-- WORK TO DO --
Starting at the first line of the listing below, repeat each line exactly until the line containing "(k6) at (102.5,603.5)", which you include. Leave out pictures.

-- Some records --
■ ■ ■

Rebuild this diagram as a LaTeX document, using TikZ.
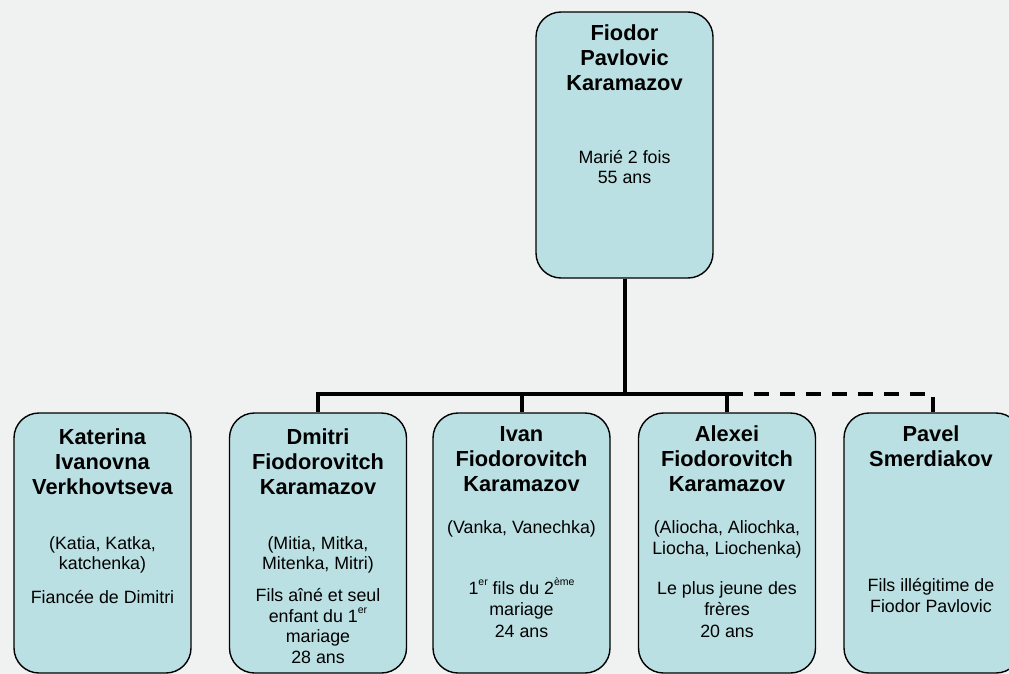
\documentclass[tikz,border=0pt]{standalone}
\usepackage{fontspec}
\setmainfont{Liberation Sans}
\definecolor{bg}{RGB}{240,242,241}
\definecolor{boxfill}{RGB}{187,224,227}
\newcommand\supx[1]{\raisebox{0.5em}{\fontsize{10.5}{10}\selectfont #1}}
\begin{document}
\begin{tikzpicture}[x=1pt,y=-1pt,
  person/.style={draw=black, line width=1.4pt, fill=boxfill, rounded corners=25pt,
    minimum width=177pt, minimum height=260pt, inner sep=0pt},
  conn/.style={line width=4pt},
  dashconn/.style={line width=4pt, dash pattern=on 15pt off 11pt},
  nm/.style={anchor=base, inner sep=0pt, font=\fontsize{21.8}{25}\selectfont\bfseries},
  tx/.style={anchor=base, inner sep=0pt, font=\fontsize{17.8}{20}\selectfont}]
\fill[bg] (0,0) rectangle (1009,674);
\useasboundingbox (0,0) rectangle (1009,674);

% boxes
\node[person, minimum height=266pt] (fiodor) at (624.5,145) {};
\node[person] (katerina) at (102.5,543) {};
\node[person] (dmitri) at (318,543) {};
\node[person] (ivan) at (521.5,543) {};
\node[person] (alexei) at (727,543) {};
\node[person] (pavel) at (932.5,543) {};

% connectors
\coordinate (j) at (624.5,394);
\draw[dashconn] (pavel.north) |- (j);
\draw[conn] (fiodor.south) -- (j);
\draw[conn] (dmitri.north) |- (j);
\draw[conn] (ivan.north) |- (j);
\draw[conn] (alexei.north) |- (j);

% Fiodor
\node[nm] (f1) at (624.5,40.5) {Fiodor};
\node[nm] (f2) at (624.5,65.5) {Pavlovic};
\node[nm] (f3) at (624.5,90.5) {Karamazov};
\node[tx] (f4) at (624.5,163.5) {Marié 2 fois};
\node[tx] (f5) at (624.5,183.5) {55 ans};

% Katerina
\node[nm] (k1) at (102.5,444.5) {Katerina};
\node[nm] (k2) at (102.5,469.5) {Ivanovna};
\node[nm] (k3) at (102.5,494.5) {Verkhovtseva};
\node[tx] (k4) at (102.5,549.5) {(Katia, Katka,};
\node[tx] (k5) at (102.5,569.5) {katchenka)};
\node[tx] (k6) at (102.5,603.5) {Fiancée de Dimitri};

% Dmitri
\node[nm] (d1) at (318,444.5) {Dmitri};
\node[nm] (d2) at (318,469.5) {Fiodorovitch};
\node[nm] (d3) at (318,494.5) {Karamazov};
\node[tx] (d4) at (318,549.5) {(Mitia, Mitka,};
\node[tx] (d5) at (318,569.5) {Mitenka, Mitri)};
\node[tx] (d6) at (318,601.5) {Fils aîné et seul};
\node[tx] (d7) at (318,622) {enfant du 1\supx{er}};
\node[tx] (d8) at (318,642) {mariage};
\node[tx] (d9) at (318,663) {28 ans};

% Ivan
\node[nm] (i1) at (521.5,441.5) {Ivan};
\node[nm] (i2) at (521.5,466.5) {Fiodorovitch};
\node[nm] (i3) at (521.5,491.5) {Karamazov};
\node[tx] (i4) at (521.5,533.5) {(Vanka, Vanechka)};
\node[tx] (i5) at (521.5,594.5) {1\supx{er} fils du 2\supx{ème}};
\node[tx] (i6) at (521.5,615.5) {mariage};
\node[tx] (i7) at (521.5,637.5) {24 ans};

% Alexei
\node[nm] (a1) at (727,441.5) {Alexei};
\node[nm] (a2) at (727,466.5) {Fiodorovitch};
\node[nm] (a3) at (727,491.5) {Karamazov};
\node[tx] (a4) at (727,533.5) {(Aliocha, Aliochka,};
\node[tx] (a5) at (727,554.5) {Liocha, Liochenka)};
\node[tx] (a6) at (727,594.5) {Le plus jeune des};
\node[tx] (a7) at (727,615.5) {frères};
\node[tx] (a8) at (727,637.5) {20 ans};

% Pavel
\node[nm] (p1) at (931,441.5) {Pavel};
\node[nm] (p2) at (931,466.5) {Smerdiakov};
\node[tx] (p3) at (931,591.5) {Fils illégitime de};
\node[tx] (p4) at (931,612.5) {Fiodor Pavlovic};
\end{tikzpicture}
\end{document}
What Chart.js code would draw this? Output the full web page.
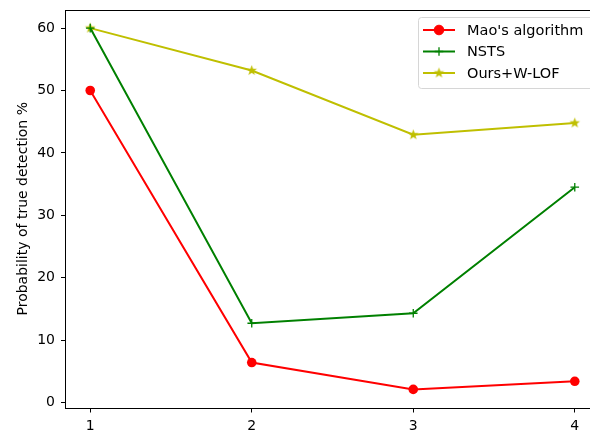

■ ■ ■

-- FINISHED EXERCISE --
Rebuild this diagram as a LaTeX document, using TikZ.
\documentclass[tikz,border=0pt]{standalone}
\usepackage{fontspec}
\setmainfont{Liberation Sans}
\definecolor{bg}{RGB}{240,242,241}
\definecolor{boxfill}{RGB}{187,224,227}
\newcommand\supx[1]{\raisebox{0.5em}{\fontsize{10.5}{10}\selectfont #1}}
\begin{document}
\begin{tikzpicture}[x=1pt,y=-1pt,
  person/.style={draw=black, line width=1.4pt, fill=boxfill, rounded corners=25pt,
    minimum width=177pt, minimum height=260pt, inner sep=0pt},
  conn/.style={line width=4pt},
  dashconn/.style={line width=4pt, dash pattern=on 15pt off 11pt},
  nm/.style={anchor=base, inner sep=0pt, font=\fontsize{21.8}{25}\selectfont\bfseries},
  tx/.style={anchor=base, inner sep=0pt, font=\fontsize{17.8}{20}\selectfont}]
\fill[bg] (0,0) rectangle (1009,674);
\useasboundingbox (0,0) rectangle (1009,674);

% boxes
\node[person, minimum height=266pt] (fiodor) at (624.5,145) {};
\node[person] (katerina) at (102.5,543) {};
\node[person] (dmitri) at (318,543) {};
\node[person] (ivan) at (521.5,543) {};
\node[person] (alexei) at (727,543) {};
\node[person] (pavel) at (932.5,543) {};

% connectors
\coordinate (j) at (624.5,394);
\draw[dashconn] (pavel.north) |- (j);
\draw[conn] (fiodor.south) -- (j);
\draw[conn] (dmitri.north) |- (j);
\draw[conn] (ivan.north) |- (j);
\draw[conn] (alexei.north) |- (j);

% Fiodor
\node[nm] (f1) at (624.5,40.5) {Fiodor};
\node[nm] (f2) at (624.5,65.5) {Pavlovic};
\node[nm] (f3) at (624.5,90.5) {Karamazov};
\node[tx] (f4) at (624.5,163.5) {Marié 2 fois};
\node[tx] (f5) at (624.5,183.5) {55 ans};

% Katerina
\node[nm] (k1) at (102.5,444.5) {Katerina};
\node[nm] (k2) at (102.5,469.5) {Ivanovna};
\node[nm] (k3) at (102.5,494.5) {Verkhovtseva};
\node[tx] (k4) at (102.5,549.5) {(Katia, Katka,};
\node[tx] (k5) at (102.5,569.5) {katchenka)};
\node[tx] (k6) at (102.5,603.5) {Fiancée de Dimitri};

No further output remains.